Tuesday, October 11, 2011

flutter-shaping on your skin

The Indefinite State of Imaginary Morals by Rae Bryant
Patasola Press, 2011
173 pages


Rae Bryant’s first collection, The Indefinite State of Imaginary Morals, is so good it makes me angry. Firstly, because I’d never checked out any of her stuff before digitally stumbling upon this book. And more importantly, because her mastery of short stories and flash fiction makes my own half-baked efforts look like the work of a lazy neophyte who’s got years of training before he can hope to come close to crafting something even resembling Morals. Enough about me. Fractured human relationships lie at the core of most of the stories. A brief oil change from a technician named Jesus (pronounced Jeezus) puts a vicious dent into an already deep rift between a gracelessly aging husband and wife, a naïve country girl is almost seduced by her creepy cousin, dysfunctional anguish creeps into much of what artists perceive: “never leave an artist alone gazing into the face of death. The artist will likely fall in love.” Though the stories vary greatly in length (six words to several pages), and Bryant experiments with an impressive variety of narrative techniques, each possesses a pitch-perfect and gut-jabbing emotional weight, frank and disturbing, yet necessary eroticism, and a rousing postfeminist badassitude. The prose’s genius lies in the effortless way it condenses a fury of psychological heft – shockingly cold sexuality, a simultaneous need and revulsion for physical contact, a desire to emasculate and to remain subservient, a fierce confidence in identity – all in the course of a few carefully crafted phrases:



“Clothed, sitting, shoes back on, I turn to him before leaving. ‘Is this who I am? Plastic, smooth and pretty?’ And as I say it, my shame is there, but so is a wish for these shallow things. To be what is expected of me might make the days easier.”

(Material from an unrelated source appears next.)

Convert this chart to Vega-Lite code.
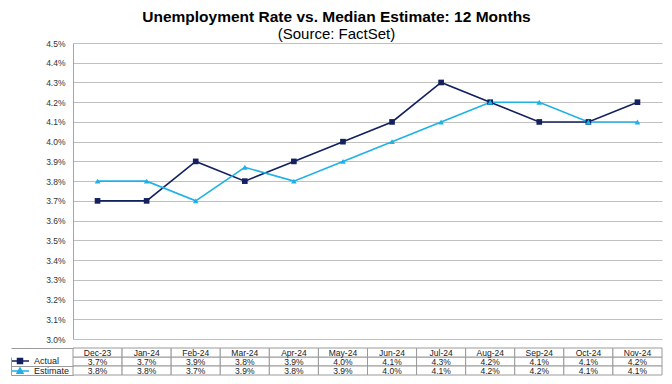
{
  "$schema": "https://vega.github.io/schema/vega-lite/v6.json",
  "padding": {"left": 10, "right": 10, "top": 9, "bottom": 10},
  "background": "white",
  "title": {
    "text": "Unemployment  Rate vs. Median Estimate: 12 Months",
    "subtitle": "(Source: FactSet)",
    "anchor": "middle",
    "font": "Liberation Sans",
    "fontSize": 15.5,
    "fontWeight": "bold",
    "color": "#000000",
    "subtitleFont": "Liberation Sans",
    "subtitleFontSize": 15,
    "subtitleColor": "#000000",
    "subtitlePadding": 2,
    "offset": -3
  },
  "datasets": {
    "rates": [
      {"month": "Dec-23", "series": "Actual", "rate": 0.037},
      {"month": "Jan-24", "series": "Actual", "rate": 0.037},
      {"month": "Feb-24", "series": "Actual", "rate": 0.039},
      {"month": "Mar-24", "series": "Actual", "rate": 0.038},
      {"month": "Apr-24", "series": "Actual", "rate": 0.039},
      {"month": "May-24", "series": "Actual", "rate": 0.040},
      {"month": "Jun-24", "series": "Actual", "rate": 0.041},
      {"month": "Jul-24", "series": "Actual", "rate": 0.043},
      {"month": "Aug-24", "series": "Actual", "rate": 0.042},
      {"month": "Sep-24", "series": "Actual", "rate": 0.041},
      {"month": "Oct-24", "series": "Actual", "rate": 0.041},
      {"month": "Nov-24", "series": "Actual", "rate": 0.042},
      {"month": "Dec-23", "series": "Estimate", "rate": 0.038},
      {"month": "Jan-24", "series": "Estimate", "rate": 0.038},
      {"month": "Feb-24", "series": "Estimate", "rate": 0.037},
      {"month": "Mar-24", "series": "Estimate", "rate": 0.0387},
      {"month": "Apr-24", "series": "Estimate", "rate": 0.038},
      {"month": "May-24", "series": "Estimate", "rate": 0.039},
      {"month": "Jun-24", "series": "Estimate", "rate": 0.040},
      {"month": "Jul-24", "series": "Estimate", "rate": 0.041},
      {"month": "Aug-24", "series": "Estimate", "rate": 0.042},
      {"month": "Sep-24", "series": "Estimate", "rate": 0.042},
      {"month": "Oct-24", "series": "Estimate", "rate": 0.041},
      {"month": "Nov-24", "series": "Estimate", "rate": 0.041}
    ]
  },
  "data": {"name": "rates"},
  "spacing": 3,
  "resolve": {
    "scale": {"shape": "independent", "color": "independent", "fill": "independent", "stroke": "independent"},
    "legend": {"shape": "independent", "color": "independent", "fill": "independent", "stroke": "independent"}
  },
  "vconcat": [
    {
      "width": 589,
      "height": 296,
      "encoding": {
        "x": {
          "field": "month", "type": "nominal", "sort": null,
          "scale": {"type": "point", "padding": 0.5,
            "domain": ["Dec-23","Jan-24","Feb-24","Mar-24","Apr-24","May-24","Jun-24","Jul-24","Aug-24","Sep-24","Oct-24","Nov-24"]},
          "axis": null
        },
        "y": {
          "field": "rate", "type": "quantitative",
          "scale": {"domain": [0.03, 0.045], "nice": false, "zero": false},
          "axis": {
            "format": ".1%",
            "values": [0.03,0.031,0.032,0.033,0.034,0.035,0.036,0.037,0.038,0.039,0.040,0.041,0.042,0.043,0.044,0.045],
            "grid": true, "gridColor": "#C0C0C0", "gridWidth": 1.2,
            "domainColor": "#A6A6A6", "ticks": false, "labelPadding": 8,
            "labelFontSize": 8.5, "labelColor": "#333333", "labelFont": "Liberation Sans",
            "title": null, "minExtent": 62, "maxExtent": 62
          }
        },
        "color": {
          "field": "series", "type": "nominal",
          "scale": {"domain": ["Actual","Estimate"], "range": ["#13215F","#1FB1E6"]},
          "legend": null
        }
      },
      "layer": [
        {"mark": {"type": "line", "strokeWidth": 1.6}},
        {
          "mark": {"type": "point", "filled": true, "opacity": 1, "size": 32},
          "encoding": {
            "shape": {"field": "series", "type": "nominal",
              "scale": {"domain": ["Actual","Estimate"], "range": ["square","triangle-up"]},
              "legend": null}
          }
        }
      ]
    },
    {
      "width": 589,
      "height": 27,
      "encoding": {
        "x": {"field": "month", "type": "nominal", "sort": null,
          "scale": {"paddingInner": 0, "paddingOuter": 0,
            "domain": ["Dec-23","Jan-24","Feb-24","Mar-24","Apr-24","May-24","Jun-24","Jul-24","Aug-24","Sep-24","Oct-24","Nov-24"]},
          "axis": null}
      },
      "layer": [
        {
          "mark": {"type": "rect", "fill": "white", "stroke": "#9A9A9A", "strokeWidth": 1},
          "encoding": {
            "y": {"field": "series", "type": "nominal",
              "scale": {"domain": ["Month","Actual","Estimate"], "paddingInner": 0, "paddingOuter": 0},
              "axis": {
                "title": null, "labels": false, "grid": false,
                "offset": 62, "domain": true, "domainColor": "#9A9A9A", "domainWidth": 1,
                "domainDash": [0, 9, 18, 0],
                "ticks": true, "tickBand": "extent", "tickSize": -62, "tickWidth": 1,
                "tickColor": {"condition": {"test": "datum.value === 'Month'", "value": "transparent"}, "value": "#9A9A9A"}
              }
            }
          }
        },
        {
          "transform": [{"filter": "datum.series === 'Actual'"}],
          "mark": {"type": "rect", "fill": "white", "stroke": "#9A9A9A", "strokeWidth": 1},
          "encoding": {"y": {"datum": "Month", "type": "nominal"}}
        },
        {
          "transform": [{"filter": "datum.series === 'Actual'"}],
          "mark": {"type": "text", "fontSize": 8.5, "font": "Liberation Sans", "color": "#222222"},
          "encoding": {"y": {"datum": "Month", "type": "nominal"}, "text": {"field": "month"}}
        },
        {
          "mark": {"type": "text", "fontSize": 8.5, "font": "Liberation Sans", "color": "#222222"},
          "encoding": {
            "y": {"field": "series", "type": "nominal"},
            "text": {"field": "rate", "type": "quantitative", "format": ".1%"}
          }
        },
        {
          "transform": [{"filter": "datum.month === 'Dec-23'"}],
          "mark": {"type": "point", "filled": true, "opacity": 0},
          "encoding": {
            "y": {"field": "series", "type": "nominal"},
            "shape": {"field": "series", "type": "nominal",
              "scale": {"domain": ["Actual","Estimate"],
                "range": ["M-3.6,0H3.6M-1,-1H1V1H-1Z", "M-3.6,0H3.6M0,-1.2L1.2,0.9H-1.2Z"]},
              "legend": {"orient": "none", "legendX": -57.5, "legendY": 8.5, "title": null,
                "symbolSize": 25, "symbolStrokeWidth": 1.5, "symbolOpacity": 1,
                "labelFontSize": 9, "labelFont": "Liberation Sans", "labelColor": "#222222",
                "labelOffset": 9.5, "rowPadding": -3.5, "padding": 0, "offset": 0}},
            "fill": {"field": "series", "type": "nominal",
              "scale": {"domain": ["Actual","Estimate"], "range": ["#13215F","#1FB1E6"]},
              "legend": {"orient": "none", "legendX": -57.5, "legendY": 8.5, "title": null,
                "symbolSize": 25, "symbolStrokeWidth": 1.5, "symbolOpacity": 1,
                "labelFontSize": 9, "labelFont": "Liberation Sans", "labelColor": "#222222",
                "labelOffset": 9.5, "rowPadding": -3.5, "padding": 0, "offset": 0}},
            "stroke": {"field": "series", "type": "nominal",
              "scale": {"domain": ["Actual","Estimate"], "range": ["#13215F","#1FB1E6"]},
              "legend": {"orient": "none", "legendX": -57.5, "legendY": 8.5, "title": null,
                "symbolSize": 25, "symbolStrokeWidth": 1.5, "symbolOpacity": 1,
                "labelFontSize": 9, "labelFont": "Liberation Sans", "labelColor": "#222222",
                "labelOffset": 9.5, "rowPadding": -3.5, "padding": 0, "offset": 0}}
          }
        }
      ]
    }
  ],
  "config": {"view": {"stroke": null}, "font": "Liberation Sans"}
}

Sandwiched between the stories are nine artworks by 19th-century erotic symbolist Gustav Klimt onto which Bryant has scribbled an array of sometimes caustic, sometimes dark and sardonically humorous musings. Though I didn’t find “Klimt Redux: A Study in Desecration” as enthralling as the fiction, I do think it provides a worthwhile visual component to themes rehashed throughout the book, and Bryant does a great job subverting what Klimt’s work represents to her – “Woman as appropriated through the eyes of a man’s brush” – and absorbing it into her wryly empowering ethos. This is certainly one of the best story collections I’ve read this year, and an equally impressive full-length debut from Bryant and the folks at Patasola Press. Check it out!